Rainy day? Deadly humidity and temps of 100? When you’re tired of the pool, or the skanky pond in your hometown, hit a museum! While we moved away from the Worcester, Massachusetts area about 3 years ago, we still go back to visit friends there on occasion, and there are approximately three attractions in Worcester that are worth traveling to. (Sorry Worcester). The Higgins Armory Museum is most certainly one of these.
The man who assembled this collection of arms and armor, John Woodman Higgins, was evidently quite the eccentric. How fitting then that the portrait of him hanging in one of the galleries is the weirdest thing I’ve ever seen. Gazing up expectantly at…what? An empty suit of armor? A man dressed as knight? Higgins appears ready to sweep the clattering metal figure onto his bony lap and stroke its pointed bascinet.
Nonetheless, I am grateful to people like Higgins who collect and collect and collect, and leave behind this kind of memorial. For those of us without the means to travel to Europe, this collection, “one of the few significant collections of knightly armor outside Europe” gives us a chance we would have nowhere else here in New England, certainly. And I say this despite my usual derision of Worcester.

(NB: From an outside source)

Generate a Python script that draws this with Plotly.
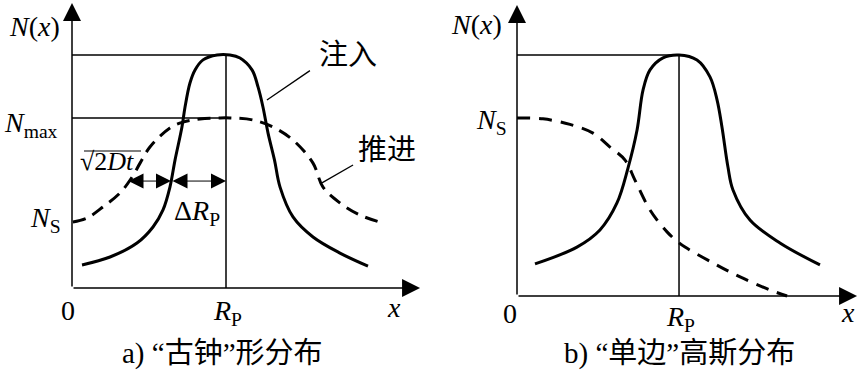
import plotly.graph_objects as go

# ---------------- data (normalised units: x / Rp, y / peak) ----------------
# panel a: "bell" shaped distribution
A_SOLID_X = [0.065, 0.247, 0.422, 0.526, 0.591, 0.636, 0.669, 0.714, 0.734, 0.766,
             0.799, 0.851, 0.942, 1.026, 1.091, 1.169, 1.208, 1.240, 1.273, 1.315,
             1.351, 1.435, 1.565, 1.740, 1.922]
A_SOLID_Y = [0.099, 0.133, 0.193, 0.262, 0.335, 0.433, 0.549, 0.691, 0.777, 0.880,
             0.936, 0.979, 1.000, 1.000, 0.987, 0.936, 0.863, 0.777, 0.665, 0.549,
             0.433, 0.305, 0.219, 0.150, 0.094]
A_DASH_X = [0.006, 0.097, 0.201, 0.312, 0.390, 0.442, 0.506, 0.636, 0.721, 0.831,
            0.961, 1.026, 1.175, 1.305, 1.435, 1.565, 1.630, 1.740, 1.870, 2.019]
A_DASH_Y = [0.283, 0.300, 0.348, 0.408, 0.476, 0.536, 0.605, 0.687, 0.712, 0.725,
            0.730, 0.730, 0.721, 0.691, 0.635, 0.536, 0.433, 0.365, 0.313, 0.279]
A_RP = 1.0
A_PEAK = 1.0
A_NMAX = 0.730
A_NS = 0.283
A_DIM_Y = 0.459          # level of the sqrt(2Dt) / dRp dimension line
A_DIM_X = [0.357, 0.643, 1.0]

# panel b: one-sided gaussian
B_SOLID_X = [0.111, 0.370, 0.512, 0.617, 0.685, 0.741, 0.778, 0.821, 0.901, 1.000,
             1.111, 1.191, 1.235, 1.265, 1.302, 1.333, 1.438, 1.623, 1.870]
B_SOLID_Y = [0.133, 0.203, 0.274, 0.386, 0.531, 0.689, 0.855, 0.938, 0.988, 1.000,
             0.979, 0.909, 0.813, 0.701, 0.535, 0.440, 0.315, 0.220, 0.129]
B_DASH_X = [0.000, 0.160, 0.327, 0.469, 0.574, 0.667, 0.728, 0.821, 0.926, 0.994,
            1.037, 1.210, 1.377, 1.562, 1.667]
B_DASH_Y = [0.739, 0.735, 0.712, 0.676, 0.618, 0.564, 0.481, 0.357, 0.266, 0.224,
            0.203, 0.137, 0.079, 0.025, 0.000]
B_RP = 1.0
B_PEAK = 1.0

W, H = 860, 375
SERIF = "Liberation Serif, Times New Roman, serif"
CJK = "Liberation Serif, Noto Sans CJK SC, serif"
FS = 28
FS_CJK = 29


def P(xp, yp):
    return xp / W, 1 - yp / H


fig = go.Figure()


def line(x, y, xa, ya, width=1.5, dash=None, shape="linear"):
    fig.add_trace(go.Scatter(x=x, y=y, mode="lines", xaxis=xa, yaxis=ya,
                             line=dict(color="black", width=width, dash=dash,
                                       shape=shape, smoothing=1.0),
                             hoverinfo="skip", showlegend=False))


# panel a
line([0, A_RP], [A_PEAK, A_PEAK], "x", "y")
line([0, A_RP], [A_NMAX, A_NMAX], "x", "y")
line([A_RP, A_RP], [0, A_PEAK], "x", "y")
line(A_SOLID_X, A_SOLID_Y, "x", "y", width=3, shape="spline")
line(A_DASH_X, A_DASH_Y, "x", "y", width=3, dash="13px,8px", shape="spline")
line([1.266, 1.545], [0.807, 0.933], "x", "y", width=1.3)
line([1.623, 1.825], [0.451, 0.528], "x", "y", width=1.3)

# panel b
line([0, B_RP], [B_PEAK, B_PEAK], "x2", "y2")
line([B_RP, B_RP], [0, B_PEAK], "x2", "y2")
line(B_SOLID_X, B_SOLID_Y, "x2", "y2", width=3, shape="spline")
line(B_DASH_X, B_DASH_Y, "x2", "y2", width=3, dash="13px,9px", shape="spline")

ann = []


def arrow(x0, y0, x1, y1, xr, yr, both=False, width=1.5, size=1.5, head=2):
    ann.append(dict(x=x1, y=y1, ax=x0, ay=y0, xref=xr, yref=yr, axref=xr, ayref=yr,
                    text="", showarrow=True, arrowhead=head, arrowsize=size,
                    arrowwidth=width, arrowcolor="black",
                    arrowside="end+start" if both else "end", startarrowhead=head,
                    startarrowsize=size))


# axes with arrows
arrow(0, 0, 0, 1.223, "x", "y", size=2.4, width=1.5, head=2)
arrow(0, 0, 2.26, 0, "x", "y", size=2.4, width=1.5, head=2)
arrow(0, 0, 0, 1.207, "x2", "y2", size=2.4, width=1.5, head=2)
arrow(0, 0, 2.099, 0, "x2", "y2", size=2.4, width=1.5, head=2)
# dimension arrows
arrow(A_DIM_X[0], A_DIM_Y, A_DIM_X[1], A_DIM_Y, "x", "y", both=True, width=1, size=3)
arrow(A_DIM_X[1], A_DIM_Y, A_DIM_X[2], A_DIM_Y, "x", "y", both=True, width=1, size=3)


def text(t, xp, yp, fam=SERIF, size=FS):
    x, y = P(xp, yp)
    ann.append(dict(x=x, y=y, xref="paper", yref="paper", text=t, showarrow=False,
                    xanchor="center", yanchor="middle",
                    font=dict(family=fam, size=size, color="black")))


text("<i>N</i>(<i>x</i>)", 34, 27)
text("<i>N</i><sub>max</sub>", 31, 124)
text("√2<i>Dt</i>", 107, 162, size=26)
text("<i>N</i><sub>S</sub>", 45, 219)
text("Δ<i>R</i><sub>P</sub>", 197, 212)
text("0", 68, 310)
text("<i>R</i><sub>P</sub>", 228, 312)
text("<i>x</i>", 394, 307)
text("注入", 348, 55, fam=CJK, size=FS_CJK)
text("推进", 387, 150, fam=CJK, size=FS_CJK)
text("a) “古钟”形分布", 222, 353, fam=CJK, size=FS_CJK)

text("<i>N</i>(<i>x</i>)", 476, 25)
text("<i>N</i><sub>S</sub>", 492, 122)
text("0", 510, 313)
text("<i>R</i><sub>P</sub>", 680, 318)
text("<i>x</i>", 848, 312)
text("b) “单边”高斯分布", 679, 353, fam=CJK, size=FS_CJK)

# overline of the square root
ox0, oy = P(84, 151)
ox1, _ = P(141, 151)
shapes = [dict(type="line", xref="paper", yref="paper", x0=ox0, x1=ox1, y0=oy, y1=oy,
               line=dict(color="black", width=1.2))]

ax_common = dict(visible=False, showgrid=False, zeroline=False, fixedrange=True)
fig.update_layout(
    width=W, height=H, margin=dict(l=0, r=0, t=0, b=0),
    paper_bgcolor="white", plot_bgcolor="white", showlegend=False,
    xaxis=dict(domain=[0, 0.5], range=[-0.4675, 2.3247], anchor="y", **ax_common),
    yaxis=dict(domain=[0, 1], range=[-0.3734, 1.2361], anchor="x", **ax_common),
    xaxis2=dict(domain=[0.5, 1], range=[-0.537, 2.117], anchor="y2", **ax_common),
    yaxis2=dict(domain=[0, 1], range=[-0.3278, 1.2282], anchor="x2", **ax_common),
    annotations=ann, shapes=shapes,
)

fig.write_html("out.html")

Perched atop one of the city’s famed hills, the Armory is an imposing building several stories tall. My sons were in love before we were even out of the car. Inside, the boys were captivated by the play gallery, where kids can build a castle, complete with faux stone arch, and no one gets hurt when they start smashing each other in the face with the gray vinyl blocks. There’s a dress up area, and a chance to try on the staggering weight of a mail shirt and breastplate. An outsized medievally-themed version of Battleship kept them amused for a surprisingly long time.
Ideally, one moves on from the play gallery only once the children have worked out their destructive energies, because the remaining galleries are your standard look-but-don’t-touch sort. Still, the top floor galleries are constructed to resemble a castle, and have just the right amount of darkness and dankness. The variety of armor and weapons is truly impressive, and apparently accommodated all body types, including this suit of armor made for the pear-shaped knight. One imagines that the suit is lined in Mom jeans:
Another fascinating find: many suits of jousting armor with what are termed “lance shields” built in, ostensibly to bear the full force of a lance impacting the torso. I submit to you, however, their striking similarity to the “nursing covers” used by yuppie moms to offer surreptitious sustenance to their infants.
Perhaps I was particularly enamored by this museum because I am simultaneously watching the Showtime series The Tudors, and reading Hilary Mantel’s new book Bring Up the Bodies, about the fall of Anne Boleyn. That notwithstanding, if you have any interest in history whatsoever, I think you will enjoy this well curated and well presented museum.